▶ [What you are asked to do]
Below are the entries; count the lines in them that contain the word "this" and give only the number.

▶ [Provided data]
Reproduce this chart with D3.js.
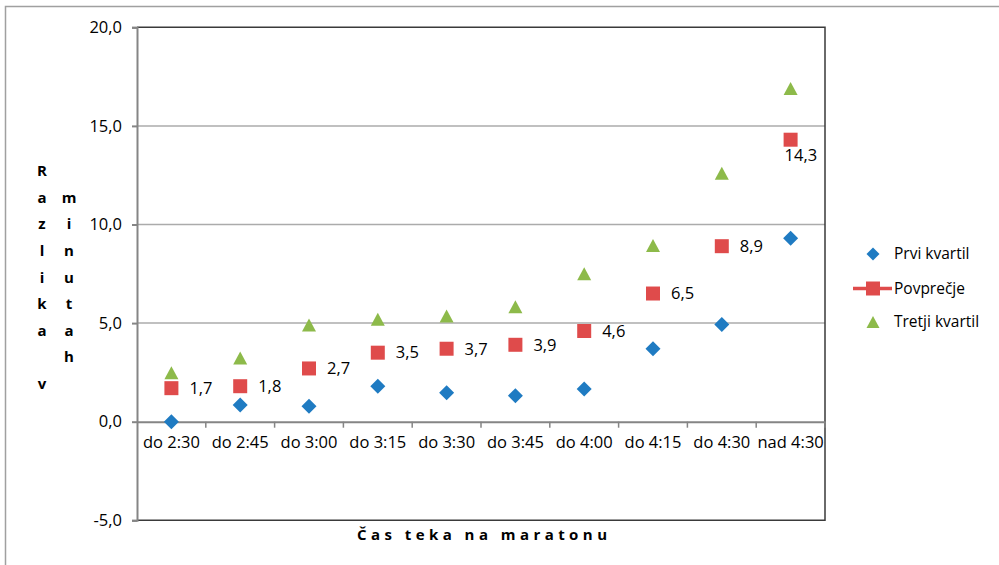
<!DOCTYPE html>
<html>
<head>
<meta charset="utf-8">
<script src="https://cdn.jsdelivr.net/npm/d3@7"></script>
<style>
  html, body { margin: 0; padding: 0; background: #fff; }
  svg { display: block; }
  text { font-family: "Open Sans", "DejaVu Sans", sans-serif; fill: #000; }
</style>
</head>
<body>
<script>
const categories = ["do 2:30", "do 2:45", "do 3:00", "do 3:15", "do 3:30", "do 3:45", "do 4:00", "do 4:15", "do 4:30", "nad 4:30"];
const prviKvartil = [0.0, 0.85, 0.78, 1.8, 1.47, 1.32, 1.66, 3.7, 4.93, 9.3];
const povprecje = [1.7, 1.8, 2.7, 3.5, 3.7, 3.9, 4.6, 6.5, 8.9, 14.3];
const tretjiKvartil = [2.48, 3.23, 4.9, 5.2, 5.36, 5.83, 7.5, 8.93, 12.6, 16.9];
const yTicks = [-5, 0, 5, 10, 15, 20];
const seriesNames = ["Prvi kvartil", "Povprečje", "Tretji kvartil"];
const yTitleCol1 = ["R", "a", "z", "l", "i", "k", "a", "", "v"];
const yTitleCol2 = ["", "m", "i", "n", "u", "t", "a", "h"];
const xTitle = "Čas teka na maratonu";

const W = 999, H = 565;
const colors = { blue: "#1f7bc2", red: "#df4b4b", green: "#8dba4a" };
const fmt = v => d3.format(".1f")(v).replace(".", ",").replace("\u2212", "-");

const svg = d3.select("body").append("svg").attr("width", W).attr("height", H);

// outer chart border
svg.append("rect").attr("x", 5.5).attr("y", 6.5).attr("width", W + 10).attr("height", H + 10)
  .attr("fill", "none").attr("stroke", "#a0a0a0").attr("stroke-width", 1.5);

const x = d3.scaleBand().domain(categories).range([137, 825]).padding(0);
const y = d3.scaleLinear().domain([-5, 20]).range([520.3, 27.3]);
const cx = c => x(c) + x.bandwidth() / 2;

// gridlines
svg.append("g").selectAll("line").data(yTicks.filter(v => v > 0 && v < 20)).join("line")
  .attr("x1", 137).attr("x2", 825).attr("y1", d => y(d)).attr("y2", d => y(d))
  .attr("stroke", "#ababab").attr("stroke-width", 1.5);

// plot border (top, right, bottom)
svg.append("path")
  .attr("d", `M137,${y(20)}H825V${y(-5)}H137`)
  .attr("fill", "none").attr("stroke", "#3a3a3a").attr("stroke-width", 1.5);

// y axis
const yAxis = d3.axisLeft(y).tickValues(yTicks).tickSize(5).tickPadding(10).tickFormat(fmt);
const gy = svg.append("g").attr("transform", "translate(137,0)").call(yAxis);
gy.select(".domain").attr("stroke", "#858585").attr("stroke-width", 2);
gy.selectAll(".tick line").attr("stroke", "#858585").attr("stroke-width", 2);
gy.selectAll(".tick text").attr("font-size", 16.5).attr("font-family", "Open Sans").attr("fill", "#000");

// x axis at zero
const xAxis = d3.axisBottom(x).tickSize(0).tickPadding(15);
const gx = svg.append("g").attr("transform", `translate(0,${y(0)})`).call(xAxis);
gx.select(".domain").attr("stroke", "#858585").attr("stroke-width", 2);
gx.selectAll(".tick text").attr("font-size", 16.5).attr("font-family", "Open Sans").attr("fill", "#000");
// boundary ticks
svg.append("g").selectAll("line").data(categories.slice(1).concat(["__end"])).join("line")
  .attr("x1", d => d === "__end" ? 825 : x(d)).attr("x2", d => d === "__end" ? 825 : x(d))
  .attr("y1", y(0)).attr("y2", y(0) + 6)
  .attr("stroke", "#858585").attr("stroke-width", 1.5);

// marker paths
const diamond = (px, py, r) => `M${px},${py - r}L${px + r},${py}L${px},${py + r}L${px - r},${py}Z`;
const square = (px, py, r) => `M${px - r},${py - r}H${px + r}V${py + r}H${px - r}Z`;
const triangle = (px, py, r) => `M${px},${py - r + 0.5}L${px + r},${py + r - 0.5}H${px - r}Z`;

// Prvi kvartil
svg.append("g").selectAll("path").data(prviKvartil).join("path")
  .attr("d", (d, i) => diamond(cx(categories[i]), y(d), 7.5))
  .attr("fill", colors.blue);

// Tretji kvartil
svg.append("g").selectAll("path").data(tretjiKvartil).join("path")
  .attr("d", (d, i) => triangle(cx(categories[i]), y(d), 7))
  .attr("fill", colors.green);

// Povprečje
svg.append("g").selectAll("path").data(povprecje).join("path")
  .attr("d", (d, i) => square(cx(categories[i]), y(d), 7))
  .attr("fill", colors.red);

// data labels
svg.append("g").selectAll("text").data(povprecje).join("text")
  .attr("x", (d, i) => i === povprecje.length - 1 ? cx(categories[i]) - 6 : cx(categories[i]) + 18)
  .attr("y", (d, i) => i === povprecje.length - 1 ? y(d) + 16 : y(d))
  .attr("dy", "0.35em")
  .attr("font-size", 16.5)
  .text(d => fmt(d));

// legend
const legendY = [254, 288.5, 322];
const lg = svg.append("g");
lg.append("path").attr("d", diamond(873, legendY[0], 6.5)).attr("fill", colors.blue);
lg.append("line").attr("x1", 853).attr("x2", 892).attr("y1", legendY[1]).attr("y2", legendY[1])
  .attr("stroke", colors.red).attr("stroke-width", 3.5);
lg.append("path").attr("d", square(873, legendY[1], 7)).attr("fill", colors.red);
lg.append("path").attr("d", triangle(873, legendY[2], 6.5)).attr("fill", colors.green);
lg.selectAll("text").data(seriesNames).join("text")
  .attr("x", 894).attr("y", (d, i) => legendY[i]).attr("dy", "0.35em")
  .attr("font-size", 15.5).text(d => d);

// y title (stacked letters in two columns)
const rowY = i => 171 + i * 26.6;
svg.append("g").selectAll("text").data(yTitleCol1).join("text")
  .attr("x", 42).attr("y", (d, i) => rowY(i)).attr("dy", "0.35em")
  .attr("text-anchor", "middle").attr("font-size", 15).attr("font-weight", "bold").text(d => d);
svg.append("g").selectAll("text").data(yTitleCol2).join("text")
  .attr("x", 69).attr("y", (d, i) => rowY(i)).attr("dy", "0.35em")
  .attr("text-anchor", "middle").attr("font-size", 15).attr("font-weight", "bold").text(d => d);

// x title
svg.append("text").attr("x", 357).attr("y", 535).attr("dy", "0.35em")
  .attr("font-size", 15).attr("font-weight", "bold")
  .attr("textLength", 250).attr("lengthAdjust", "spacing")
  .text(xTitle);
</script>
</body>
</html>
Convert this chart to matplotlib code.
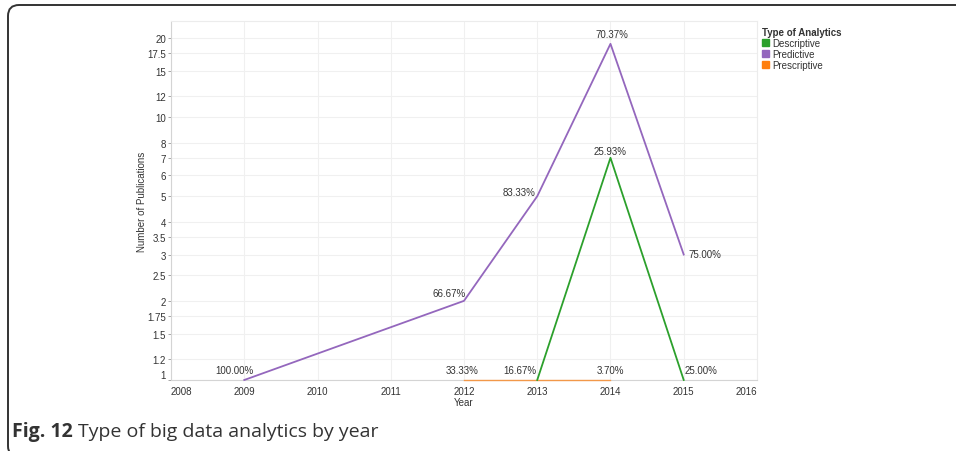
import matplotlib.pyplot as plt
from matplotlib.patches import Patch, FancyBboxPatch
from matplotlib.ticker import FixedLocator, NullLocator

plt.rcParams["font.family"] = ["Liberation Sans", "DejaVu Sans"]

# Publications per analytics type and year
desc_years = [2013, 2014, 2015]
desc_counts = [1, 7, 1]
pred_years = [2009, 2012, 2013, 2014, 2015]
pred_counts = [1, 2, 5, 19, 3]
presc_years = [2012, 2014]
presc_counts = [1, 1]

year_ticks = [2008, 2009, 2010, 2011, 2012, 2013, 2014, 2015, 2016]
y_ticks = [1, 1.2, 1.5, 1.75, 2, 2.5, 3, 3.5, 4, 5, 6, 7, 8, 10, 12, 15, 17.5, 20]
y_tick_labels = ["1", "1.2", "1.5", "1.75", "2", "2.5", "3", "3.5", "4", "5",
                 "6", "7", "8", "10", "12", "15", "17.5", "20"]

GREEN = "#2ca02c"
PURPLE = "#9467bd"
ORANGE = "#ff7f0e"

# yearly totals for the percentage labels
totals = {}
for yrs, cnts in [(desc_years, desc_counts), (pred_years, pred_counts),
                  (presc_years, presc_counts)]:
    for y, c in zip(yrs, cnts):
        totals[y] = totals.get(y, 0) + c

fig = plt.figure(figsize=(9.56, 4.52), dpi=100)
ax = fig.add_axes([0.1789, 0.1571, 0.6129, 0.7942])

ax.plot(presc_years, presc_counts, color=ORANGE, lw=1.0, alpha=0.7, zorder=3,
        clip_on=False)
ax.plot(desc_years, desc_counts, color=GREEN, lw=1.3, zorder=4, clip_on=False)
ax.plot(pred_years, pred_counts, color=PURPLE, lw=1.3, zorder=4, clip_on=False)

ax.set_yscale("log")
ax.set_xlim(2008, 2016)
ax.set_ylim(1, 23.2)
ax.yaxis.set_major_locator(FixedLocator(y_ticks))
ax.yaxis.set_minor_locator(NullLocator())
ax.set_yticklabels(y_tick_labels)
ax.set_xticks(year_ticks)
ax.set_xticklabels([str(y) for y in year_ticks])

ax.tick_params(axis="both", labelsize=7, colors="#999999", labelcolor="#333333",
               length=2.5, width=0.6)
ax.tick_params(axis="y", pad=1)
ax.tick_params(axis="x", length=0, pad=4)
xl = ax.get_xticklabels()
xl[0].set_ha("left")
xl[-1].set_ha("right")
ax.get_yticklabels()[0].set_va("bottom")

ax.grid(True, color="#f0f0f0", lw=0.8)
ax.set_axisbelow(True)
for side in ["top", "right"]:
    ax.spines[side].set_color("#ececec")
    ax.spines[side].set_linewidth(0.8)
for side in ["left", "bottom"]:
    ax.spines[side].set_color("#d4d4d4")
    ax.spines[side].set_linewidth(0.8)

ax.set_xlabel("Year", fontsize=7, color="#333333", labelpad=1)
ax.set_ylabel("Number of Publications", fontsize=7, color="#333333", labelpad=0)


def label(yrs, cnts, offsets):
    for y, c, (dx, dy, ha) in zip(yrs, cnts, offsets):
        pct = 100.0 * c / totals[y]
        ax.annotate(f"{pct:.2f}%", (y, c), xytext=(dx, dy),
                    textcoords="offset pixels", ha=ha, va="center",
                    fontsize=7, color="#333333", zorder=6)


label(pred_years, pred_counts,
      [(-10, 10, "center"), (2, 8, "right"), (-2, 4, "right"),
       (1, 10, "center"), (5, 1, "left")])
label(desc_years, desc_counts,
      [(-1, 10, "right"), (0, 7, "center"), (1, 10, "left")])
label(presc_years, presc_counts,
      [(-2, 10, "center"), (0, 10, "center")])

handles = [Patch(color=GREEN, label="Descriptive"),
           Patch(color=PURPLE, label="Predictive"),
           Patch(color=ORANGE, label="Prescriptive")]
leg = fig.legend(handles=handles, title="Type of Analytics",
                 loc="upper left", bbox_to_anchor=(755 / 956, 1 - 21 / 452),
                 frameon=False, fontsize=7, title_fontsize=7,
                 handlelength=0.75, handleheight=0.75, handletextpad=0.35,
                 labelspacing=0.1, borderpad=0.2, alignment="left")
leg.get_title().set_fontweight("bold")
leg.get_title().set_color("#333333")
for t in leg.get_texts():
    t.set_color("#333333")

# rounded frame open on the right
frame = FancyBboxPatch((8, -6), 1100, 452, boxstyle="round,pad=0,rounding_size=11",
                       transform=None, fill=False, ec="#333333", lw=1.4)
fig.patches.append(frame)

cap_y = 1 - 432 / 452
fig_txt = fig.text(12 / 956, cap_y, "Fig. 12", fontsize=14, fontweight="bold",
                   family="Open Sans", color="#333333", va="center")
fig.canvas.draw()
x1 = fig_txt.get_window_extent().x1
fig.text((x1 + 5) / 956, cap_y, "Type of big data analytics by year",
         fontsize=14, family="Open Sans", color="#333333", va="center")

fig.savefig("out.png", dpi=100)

▶ [Response to the exercise]
2